Dealing with Complete Site Failure

In a geographically redundant deployment, you may encounter the situation where an entire site has permanently failed (e.g. because the location of that geographic site has been physically destroyed). This article covers:

  • How to recover from this situation
  • The likely impact of a site failure

More information about Clearwater’s geographic redundancy support is available here and information on how to configure a geographically redundant deployment is available here.

Recovery

To recover from this situation, all you need to do is remove the failed Vellum nodes from Cassandra cluster.

* From any Vellum node in the remaining site, run `cw-remove_site_from_cassandra <site ID - the name of the failed site>`

You should now have a working single-site cluster, which can continue to run as a single site, or be safely paired with a new remote site (details on how to set up a new remote site are here).

Impact

This section considers the probable impact on a subscriber of a total outage of a region in a 2-region geographically-redundant deployment.

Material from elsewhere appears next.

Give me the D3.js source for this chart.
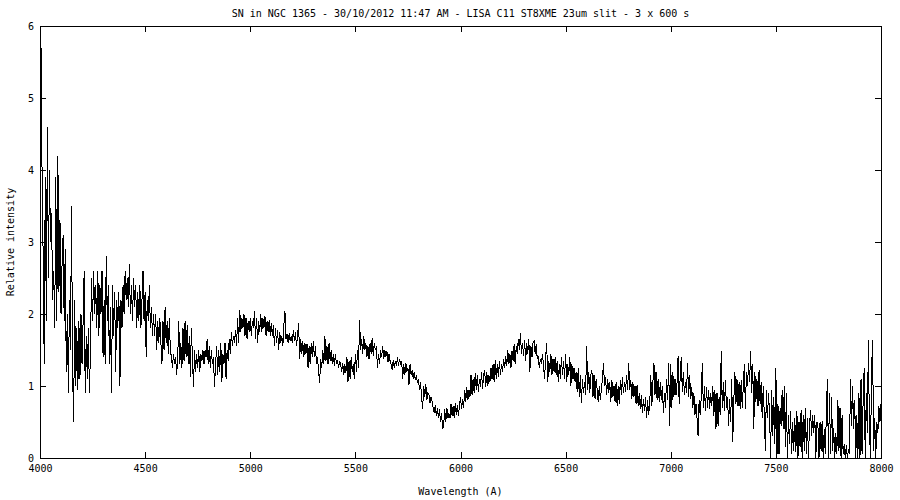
<!DOCTYPE html>
<html>
<head>
<meta charset="utf-8">
<script src="https://cdn.jsdelivr.net/npm/d3@7"></script>
<style>
  body { margin: 0; background: #fff; }
  svg { display: block; }
  text { font-family: "DejaVu Sans Mono", monospace; font-size: 10px; fill: #000; }
</style>
</head>
<body>
<svg id="chart" width="900" height="500"></svg>
<script>
// ---- data ----
const titleText = "SN in NGC 1365 - 30/10/2012 11:47 AM - LISA C11 ST8XME 23um slit - 3 x 600 s";
const xLabel = "Wavelength (A)";
const yLabel = "Relative intensity";
const xTicks = [4000, 4500, 5000, 5500, 6000, 6500, 7000, 7500, 8000];
const yTicks = [0, 1, 2, 3, 4, 5, 6];
const wavelengthStart = 4000;
const wavelengthStep = 5;
const intensity = [
  4.0, 5.7, 3.9, 2.8, 1.3, 3.9, 1.9, 4.6, 2.5, 4.0,
  3.0, 3.4, 2.2, 2.6, 1.8, 3.9, 1.9, 4.2, 2.3, 3.3,
  2.0, 2.7, 3.1, 1.9, 2.9, 1.2, 2.0, 0.9, 2.2, 1.5,
  3.5, 1.2, 0.5, 2.2, 1.0, 1.8, 0.95, 1.9, 1.1, 2.0,
  1.3, 1.9, 2.6, 0.9, 1.7, 1.1, 1.8, 0.9, 1.5, 2.5,
  1.9, 2.6, 2.0, 2.4, 1.8, 2.6, 1.7, 2.4, 2.0, 2.6,
  1.4, 2.2, 1.3, 2.8, 1.9, 2.4, 1.3, 2.1, 0.9, 2.4,
  1.7, 2.3, 1.2, 2.2, 1.8, 2.3, 1.0, 2.2, 1.8, 2.4,
  2.0, 2.6, 2.2, 2.5, 2.1, 2.7, 2.0, 2.4, 1.9, 2.5,
  2.1, 2.4, 1.8, 2.3, 1.9, 2.4, 1.8, 2.2, 2.6, 1.9,
  2.3, 1.4, 2.2, 1.9, 2.4, 1.8, 2.1, 1.7, 2.0, 1.7,
  2.0, 1.5, 1.9, 1.6, 1.95, 1.6, 1.3, 1.9, 1.5, 2.1,
  1.6, 1.9, 1.45, 1.95, 1.5, 1.4, 1.25, 1.45, 1.3, 1.4,
  1.16, 1.4, 1.9, 1.3, 1.6, 1.25, 1.8, 1.35, 1.9, 1.4,
  1.85, 1.3, 1.7, 1.13, 1.8, 1.4, 0.98, 1.5, 1.2, 1.45,
  1.25, 1.5, 1.2, 1.45, 1.35, 1.5, 1.3, 1.5, 1.4, 1.65,
  1.3, 1.55, 1.25, 1.5, 1.3, 1.4, 0.98, 1.3, 1.55, 1.15,
  1.5, 1.2, 1.6, 1.05, 1.45, 1.3, 1.6, 1.1, 1.5, 1.35,
  1.65, 1.45, 1.75, 1.55, 1.7, 1.6, 1.78, 1.55, 1.95, 1.6,
  2.06, 1.75, 1.95, 1.8, 2.0, 1.7, 1.95, 1.65, 1.9, 1.75,
  1.95, 1.7, 1.9, 1.8, 2.04, 1.65, 1.95, 1.6, 1.9, 1.75,
  2.0, 1.75, 1.95, 1.8, 1.97, 1.7, 1.9, 1.75, 1.92, 1.7,
  1.88, 1.7, 1.85, 1.55, 1.8, 1.6, 1.78, 1.5, 1.75, 1.6,
  1.7, 1.55, 1.85, 2.04, 1.65, 1.72, 1.6, 1.73, 1.62, 1.7,
  1.6, 1.78, 1.62, 1.75, 1.55, 1.7, 1.88, 1.38, 1.65, 1.45,
  1.62, 1.4, 1.6, 1.45, 1.58, 1.25, 1.55, 1.3, 1.6, 1.4,
  1.62, 1.4, 1.55, 1.3, 1.4, 1.2, 1.04, 1.38, 1.25, 1.5,
  1.3, 1.69, 1.35, 1.55, 1.3, 1.6, 1.35, 1.5, 1.3, 1.45,
  1.28, 1.45, 1.3, 1.36, 1.25, 1.35, 1.3, 1.2, 1.32, 1.15,
  1.3, 1.18, 1.4, 1.06, 1.35, 1.1, 1.4, 1.2, 1.3, 1.1,
  1.45, 1.2, 1.5, 1.25, 1.92, 1.5, 1.65, 1.45, 1.7, 1.5,
  1.6, 1.4, 1.55, 1.37, 1.6, 1.45, 1.67, 1.42, 1.6, 1.5,
  1.55, 1.25, 1.45, 1.3, 1.5, 1.4, 1.55, 1.37, 1.5, 1.4,
  1.48, 1.33, 1.45, 1.35, 1.3, 1.22, 1.36, 1.25, 1.34, 1.28,
  1.4, 1.28, 1.38, 1.3, 1.35, 1.1, 1.3, 1.15, 1.32, 1.2,
  1.25, 1.02, 1.3, 1.15, 1.22, 1.1, 1.2, 1.08, 1.15, 1.05,
  1.1, 0.95, 1.05, 0.85, 0.68, 1.0, 0.85, 1.03, 0.8, 0.9,
  0.88, 0.76, 0.85, 0.78, 0.7, 0.62, 0.74, 0.58, 0.7, 0.55,
  0.68, 0.5, 0.62, 0.4, 0.45, 0.68, 0.5, 0.7, 0.55, 0.62,
  0.55, 0.75, 0.58, 0.72, 0.55, 0.76, 0.6, 0.74, 0.58, 0.72,
  0.85, 0.68, 0.82, 0.7, 0.95, 0.78, 0.98, 0.8, 0.95, 0.85,
  1.15, 0.88, 1.1, 0.9, 1.18, 0.95, 1.15, 0.92, 1.1, 0.98,
  1.2, 0.96, 1.15, 1.22, 0.98, 1.2, 1.0, 1.15, 1.05, 1.25,
  1.1, 1.3, 1.05, 1.36, 1.1, 1.3, 1.12, 1.35, 1.15, 1.3,
  1.2, 1.38, 1.25, 1.42, 1.28, 1.5, 1.3, 1.45, 1.25, 1.48,
  1.35, 1.58, 1.3, 1.55, 1.45, 1.65, 1.5, 1.74, 1.45, 1.6,
  1.42, 1.64, 1.35, 1.6, 1.45, 1.65, 1.2, 1.55, 1.4, 1.6,
  1.62, 1.45, 1.58, 1.38, 1.4, 1.25, 1.38, 1.3, 1.45, 1.28,
  1.1, 1.4, 1.6, 1.05, 1.35, 1.2, 1.45, 1.15, 1.38, 1.2,
  1.4, 1.15, 1.35, 1.05, 1.3, 1.1, 1.4, 1.15, 1.35, 1.1,
  1.45, 1.05, 1.3, 1.15, 1.4, 1.0, 1.3, 1.1, 1.25, 1.05,
  1.2, 0.92, 1.25, 0.85, 1.15, 0.76, 1.1, 0.9, 1.05, 0.88,
  1.55, 0.95, 1.2, 0.9, 1.15, 1.22, 0.85, 1.15, 0.82, 1.1,
  0.95, 0.78, 1.0, 0.8, 0.95, 1.1, 1.32, 1.0, 1.12, 0.88,
  1.1, 0.9, 1.05, 0.78, 1.08, 0.85, 1.0, 0.78, 1.05, 0.72,
  1.0, 0.75, 1.08, 0.88, 1.12, 0.9, 1.05, 0.92, 1.15, 0.95,
  1.32, 0.95, 1.08, 0.82, 1.05, 0.85, 1.0, 0.75, 1.02, 0.72,
  0.9, 0.68, 0.88, 0.62, 0.82, 0.65, 0.85, 0.55, 0.8, 0.6,
  0.75, 1.15, 0.72, 1.05, 1.32, 0.88, 1.2, 0.8, 1.1, 0.78,
  1.05, 0.8, 1.0, 0.62, 0.9, 0.7, 1.1, 0.8, 1.32, 0.45,
  1.3, 0.7, 1.2, 0.85, 1.1, 0.88, 1.05, 1.42, 0.75, 1.15,
  1.4, 0.92, 1.2, 0.88, 1.05, 0.9, 1.32, 0.85, 1.15, 0.82,
  0.98, 0.7, 0.9, 0.6, 0.75, 0.55, 0.3, 0.8, 0.6, 0.85,
  1.32, 0.7, 1.0, 0.65, 0.98, 0.7, 0.95, 0.68, 0.9, 0.72,
  1.0, 0.58, 0.95, 0.4, 0.9, 0.45, 0.85, 0.6, 1.49, 0.7,
  1.05, 0.65, 1.08, 0.7, 0.85, 0.45, 0.82, 0.5, 1.1, 0.22,
  0.8, 1.2, 0.75, 1.1, 0.72, 1.05, 0.68, 1.08, 0.7, 1.0,
  1.3, 0.68, 1.2, 1.0, 1.32, 1.05, 1.48, 0.9, 1.3, 0.4,
  1.2, 0.78, 1.1, 0.72, 1.22, 0.75, 1.05, 0.55, 1.0, 0.6,
  0.1, 0.95, 0.55, 0.9, 0.6, 0.0, 0.95, 0.3, 0.85, 0.2,
  1.25, 0.0, 0.75, 0.05, 0.7, 0.45, 0.95, 0.4, 1.0, 0.15,
  0.9, 0.0, 0.6, 0.2, 0.65, 0.05, 0.5, 0.1, 0.55, 0.08,
  0.65, 0.0, 0.5, 0.15, 0.67, 0.0, 0.6, 0.1, 0.7, 0.06,
  0.55, 0.0, 0.45, 0.67, 0.3, 0.6, 0.35, 0.6, 0.0, 0.5,
  0.45, 0.0, 0.5, 0.1, 0.52, 0.0, 0.4, 0.05, 0.6, 1.1,
  0.0, 0.9, 0.05, 0.85, 0.1, 0.42, 0.0, 0.35, 0.05, 0.8,
  0.1, 0.7, 0.0, 0.6, 0.05, 0.2, 0.0, 0.18, 0.0, 0.12,
  0.05, 1.1, 0.45, 1.0, 0.4, 0.8, 0.0, 0.6, 0.0, 0.9,
  0.0, 1.1, 0.05, 0.8, 1.25, 0.0, 0.9, 0.35, 1.64, 0.4,
  0.0, 1.2, 1.64, 0.1, 0.55, 0.0, 0.5, 0.35, 0.72, 0.5,
  0.75
];

// ---- layout ----
const plot = { left: 40, right: 881, top: 26, bottom: 458 };
const svg = d3.select("#chart");

const x = d3.scaleLinear().domain([4000, 8000]).range([plot.left, plot.right]);
const y = d3.scaleLinear().domain([0, 6]).range([plot.bottom, plot.top]);

const data = intensity.map((v, i) => ({ w: wavelengthStart + i * wavelengthStep, v }));

svg.append("defs").append("clipPath").attr("id", "clip")
  .append("rect")
  .attr("x", plot.left).attr("y", plot.top)
  .attr("width", plot.right - plot.left).attr("height", plot.bottom - plot.top);

// spectrum line
const line = d3.line().x(d => x(d.w)).y(d => y(d.v));
svg.append("path")
  .datum(data)
  .attr("clip-path", "url(#clip)")
  .attr("d", line)
  .attr("fill", "none")
  .attr("stroke", "#000")
  .attr("stroke-width", 1)
  .attr("shape-rendering", "crispEdges");

// axes (gnuplot style: inward ticks, mirrored)
function styleAxis(g) {
  g.select(".domain").remove();
  g.selectAll(".tick line").attr("stroke", "#000").attr("shape-rendering", "crispEdges");
  g.selectAll(".tick text").attr("font-family", "DejaVu Sans Mono, monospace").attr("font-size", 10).attr("fill", "#000");
}

svg.append("g")
  .attr("transform", `translate(0,${plot.bottom})`)
  .call(d3.axisBottom(x).tickValues(xTicks).tickSize(-6).tickPadding(7).tickFormat(d3.format("d")))
  .call(styleAxis);

svg.append("g")
  .attr("transform", `translate(0,${plot.top})`)
  .call(d3.axisTop(x).tickValues(xTicks).tickSize(-6).tickFormat(""))
  .call(styleAxis);

svg.append("g")
  .attr("transform", `translate(${plot.left},0)`)
  .call(d3.axisLeft(y).tickValues(yTicks).tickSize(-6).tickPadding(6).tickFormat(d3.format("d")))
  .call(styleAxis);

svg.append("g")
  .attr("transform", `translate(${plot.right},0)`)
  .call(d3.axisRight(y).tickValues(yTicks).tickSize(-6).tickFormat(""))
  .call(styleAxis);

// frame
svg.append("rect")
  .attr("x", plot.left + 0.5).attr("y", plot.top + 0.5)
  .attr("width", plot.right - plot.left).attr("height", plot.bottom - plot.top)
  .attr("fill", "none").attr("stroke", "#000").attr("stroke-width", 1)
  .attr("shape-rendering", "crispEdges");

// titles
const cx = (plot.left + plot.right) / 2;
svg.append("text").attr("x", cx).attr("y", 17).attr("text-anchor", "middle").text(titleText);
svg.append("text").attr("x", cx).attr("y", 495).attr("text-anchor", "middle").text(xLabel);
svg.append("text")
  .attr("transform", `translate(14,${(plot.top + plot.bottom) / 2}) rotate(-90)`)
  .attr("text-anchor", "middle").text(yLabel);
</script>
</body>
</html>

It assumes that the deployments in both regions have sufficient capacity to cope with all subscribers (or the deployments scale elastically).

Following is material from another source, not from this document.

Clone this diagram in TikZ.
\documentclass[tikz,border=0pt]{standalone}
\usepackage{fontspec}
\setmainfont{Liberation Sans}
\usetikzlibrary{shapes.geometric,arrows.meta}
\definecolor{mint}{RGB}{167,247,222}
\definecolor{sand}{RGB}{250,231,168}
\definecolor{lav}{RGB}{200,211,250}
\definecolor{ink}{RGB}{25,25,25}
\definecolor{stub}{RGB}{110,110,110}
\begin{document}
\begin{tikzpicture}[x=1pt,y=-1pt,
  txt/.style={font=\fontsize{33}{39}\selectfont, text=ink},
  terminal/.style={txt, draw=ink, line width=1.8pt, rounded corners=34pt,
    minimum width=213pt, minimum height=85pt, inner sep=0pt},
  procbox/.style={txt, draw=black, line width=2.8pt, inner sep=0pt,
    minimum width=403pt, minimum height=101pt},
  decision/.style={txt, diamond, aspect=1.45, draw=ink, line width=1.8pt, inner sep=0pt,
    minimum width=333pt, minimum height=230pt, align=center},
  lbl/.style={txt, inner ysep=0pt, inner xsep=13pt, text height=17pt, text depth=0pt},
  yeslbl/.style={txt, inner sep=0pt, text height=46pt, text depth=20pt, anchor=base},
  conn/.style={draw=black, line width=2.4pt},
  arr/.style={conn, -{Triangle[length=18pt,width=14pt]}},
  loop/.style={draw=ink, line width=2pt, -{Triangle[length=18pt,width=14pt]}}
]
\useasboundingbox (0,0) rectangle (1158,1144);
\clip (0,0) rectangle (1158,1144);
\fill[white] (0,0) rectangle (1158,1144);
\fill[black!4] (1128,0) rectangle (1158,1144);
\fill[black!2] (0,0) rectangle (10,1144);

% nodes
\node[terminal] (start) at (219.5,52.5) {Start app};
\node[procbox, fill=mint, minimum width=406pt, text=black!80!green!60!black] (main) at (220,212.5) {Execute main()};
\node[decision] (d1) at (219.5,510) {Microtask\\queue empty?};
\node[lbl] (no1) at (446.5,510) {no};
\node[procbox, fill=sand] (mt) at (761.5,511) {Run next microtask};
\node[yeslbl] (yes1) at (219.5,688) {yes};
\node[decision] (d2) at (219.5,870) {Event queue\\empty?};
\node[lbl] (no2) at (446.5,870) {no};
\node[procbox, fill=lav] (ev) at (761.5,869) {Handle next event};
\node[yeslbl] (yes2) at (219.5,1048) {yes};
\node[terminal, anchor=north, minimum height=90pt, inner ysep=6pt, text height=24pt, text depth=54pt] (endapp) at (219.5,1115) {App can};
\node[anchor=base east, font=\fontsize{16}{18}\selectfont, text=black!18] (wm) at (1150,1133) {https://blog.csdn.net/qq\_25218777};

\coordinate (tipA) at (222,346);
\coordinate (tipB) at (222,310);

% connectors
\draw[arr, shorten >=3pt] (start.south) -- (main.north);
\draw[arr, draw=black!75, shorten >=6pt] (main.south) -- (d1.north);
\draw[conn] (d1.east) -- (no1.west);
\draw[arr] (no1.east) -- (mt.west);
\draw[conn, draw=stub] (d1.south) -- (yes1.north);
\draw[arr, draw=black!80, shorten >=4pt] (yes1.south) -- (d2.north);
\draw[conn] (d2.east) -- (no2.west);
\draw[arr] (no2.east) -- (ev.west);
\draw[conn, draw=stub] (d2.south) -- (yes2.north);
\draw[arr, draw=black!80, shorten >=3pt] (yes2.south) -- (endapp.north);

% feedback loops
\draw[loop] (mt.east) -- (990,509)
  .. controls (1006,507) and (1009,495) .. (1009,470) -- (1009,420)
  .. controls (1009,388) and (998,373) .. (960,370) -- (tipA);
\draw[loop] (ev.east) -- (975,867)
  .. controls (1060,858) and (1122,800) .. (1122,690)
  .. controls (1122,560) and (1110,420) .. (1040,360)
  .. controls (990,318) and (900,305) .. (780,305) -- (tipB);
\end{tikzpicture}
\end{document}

The subscriber interacts with Clearwater through 3 interfaces, and these each have a different user experience.

  • SIP to Bono for calls
  • HTTP to Homer for direct call service configuration
  • HTTP to Ellis for web-UI-based provisioning

For the purposes of the following descriptions, we label the two regions A and B, and the deployment in region A has failed.

SIP to Bono

If the subscriber is connected to a Bono node in region A, their TCP connection fails. The behavior is client-specific, but we assume that the client will attempt to re-register with the region A Bono, fail to connect, and attempt connections to the other Bonos returned by DNS domain query until they locate a Bono node in region B, at which point their re-register succeeds and service is restored.

If the subscriber is connected to a Bono node in region B, their TCP connection does not fail, they do not need to re-register and their service is unaffected.

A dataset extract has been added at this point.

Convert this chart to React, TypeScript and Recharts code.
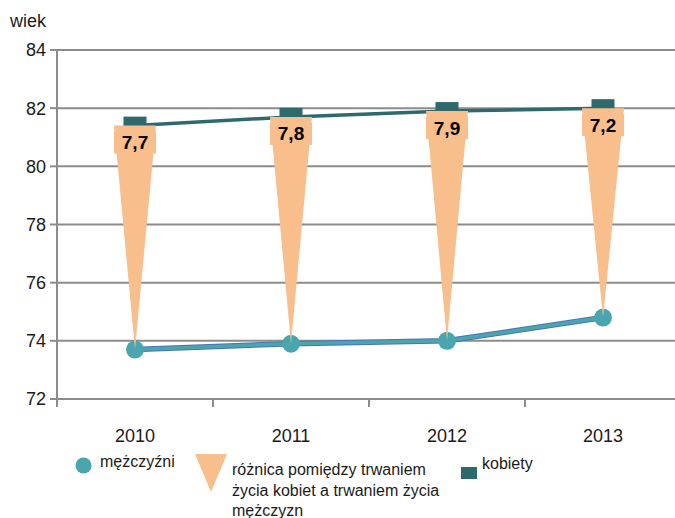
import React from 'react';
import { ComposedChart, Line, Bar, XAxis, YAxis, CartesianGrid, Legend } from 'recharts';

const years = ['2010', '2011', '2012', '2013'];
const men = [73.7, 73.9, 74.0, 74.8];
const women = [81.4, 81.7, 81.9, 82.0];
const gap = [7.7, 7.8, 7.9, 7.2];
const yTicks = [72, 74, 76, 78, 80, 82, 84];

const TEAL = '#4aa6ae';
const DARK = '#2e6a6b';
const ORANGE = '#f8be8c';
const GRID = '#8c8c8c';
const FONT = '"Liberation Sans", Arial, sans-serif';

const CHART_W = 690;
const MARGIN = { top: 50, right: 9, left: 0, bottom: 89 };
const Y_AXIS_W = 57;
const HALF_BAND = (CHART_W - MARGIN.right - MARGIN.left - Y_AXIS_W) / years.length / 2;

const data = years.map((year, i) => ({
  year,
  men: men[i],
  women: women[i],
  range: [men[i], women[i]],
  gap: gap[i],
}));

const GapShape = (props: any) => {
  const { x, y, width, height, payload } = props;
  const cx = x + width / 2;
  return (
    <g>
      <polygon points={`${x},${y} ${x + width},${y} ${cx},${y + height}`} fill={ORANGE} />
      <rect x={x} y={y + 6} width={width} height={22} fill={ORANGE} />
      <text x={cx} y={y + 17} textAnchor="middle" dominantBaseline="central"
        fontSize={19} fontWeight="bold" fill="#000" fontFamily={FONT}>
        {String(payload.gap).replace('.', ',')}
      </text>
    </g>
  );
};

const XTick = (props: any) => {
  const { x, y, payload } = props;
  return (
    <g>
      <line x1={x - HALF_BAND} x2={x - HALF_BAND} y1={y} y2={y + 8} stroke={GRID} strokeWidth={2} />
      <text x={x} y={y + 43} textAnchor="middle" fontSize={18} fill="#1a1a1a" fontFamily={FONT}>
        {payload.value}
      </text>
    </g>
  );
};

const WiekLabel = (props: any) => {
  const vb = props.viewBox || { x: 0, y: 50 };
  return (
    <text x={vb.x + 10} y={vb.y - 23} fontSize={18} fill="#1a1a1a" fontFamily={FONT}>wiek</text>
  );
};

const LegendBox = () => (
  <div style={{ position: 'relative', width: 675, height: 518, fontFamily: FONT, fontSize: 16, color: '#1a1a1a' }}>
    <svg width={675} height={518} style={{ position: 'absolute', left: 0, top: 0 }}>
      <circle cx={83.5} cy={465.5} r={8} fill={TEAL} />
      <polygon points="195,454 227,454 211,492" fill={ORANGE} />
      <rect x={461} y={467} width={16} height={12} fill={DARK} />
    </svg>
    <div style={{ position: 'absolute', left: 100, top: 452, lineHeight: '20.5px' }}>mężczyźni</div>
    <div style={{ position: 'absolute', left: 232, top: 460, lineHeight: '20.5px', whiteSpace: 'nowrap' }}>
      różnica pomiędzy trwaniem<br />życia kobiet a trwaniem życia<br />mężczyzn
    </div>
    <div style={{ position: 'absolute', left: 482, top: 454, lineHeight: '20.5px' }}>kobiety</div>
  </div>
);

export default function App() {
  return (
    <div style={{ position: 'absolute', left: 0, top: 0, width: 675, height: 518, overflow: 'hidden', background: '#fff', fontFamily: FONT }}>
      <ComposedChart width={CHART_W} height={518} data={data} margin={MARGIN}>
        <CartesianGrid horizontal vertical={false} stroke={GRID} strokeWidth={2} />
        <XAxis dataKey="year" height={30} tickSize={0} tickMargin={0} tickLine={false}
          axisLine={{ stroke: GRID, strokeWidth: 2 }} tick={<XTick />} interval={0} />
        <YAxis width={Y_AXIS_W} domain={[72, 84]} ticks={yTicks} interval={0} tickSize={7} tickMargin={4}
          axisLine={{ stroke: GRID, strokeWidth: 2 }} tickLine={{ stroke: GRID, strokeWidth: 2 }}
          tick={{ fontSize: 18, fill: '#1a1a1a', fontFamily: FONT }} label={<WiekLabel />} />
        <Legend layout="vertical" verticalAlign="middle" align="center" content={<LegendBox />}
          wrapperStyle={{ position: 'absolute', left: 0, top: 0, width: 675, height: 518, pointerEvents: 'none' }} />
        <Line dataKey="men" stroke="#4a72b8" strokeWidth={5.5} dot={false} activeDot={false}
          legendType="none" isAnimationActive={false} />
        <Line dataKey="men" name="mężczyźni" stroke={TEAL} strokeWidth={3.5} activeDot={false}
          isAnimationActive={false}
          dot={(p: any) => <circle key={`m${p.index}`} cx={p.cx} cy={p.cy} r={9} fill={TEAL} />} />
        <Line dataKey="women" name="kobiety" stroke={DARK} strokeWidth={3.5} activeDot={false}
          isAnimationActive={false}
          dot={(p: any) => <rect key={`w${p.index}`} x={p.cx - 11.5} y={p.cy - 9} width={23} height={18} fill={DARK} />} />
        <Bar dataKey="range" name="różnica" barSize={42} shape={<GapShape />} isAnimationActive={false}
          {...({ zIndex: 1500 } as any)} />
      </ComposedChart>
    </div>
  );
}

Realistically however, if 50% of subscribers all re-registered almost simultaneously (due to their TCP connection dropping and their DNS being timed out), it’s unlikely that Bono would be able to keep up.

HTTP to Homer

If the subscriber was using a Homer node in region A, their requests would fail until their DNS timed out, and they retried to a Homer in region B. If the subscriber was using a Homer node in region B, they would see no failures.

HTTP to Ellis

Ellis is not geographically redundant. If Ellis was deployed in region A, all subscriber provisioning would fail until region A was recovered. If Ellis was deployed in region B, there would be no outage.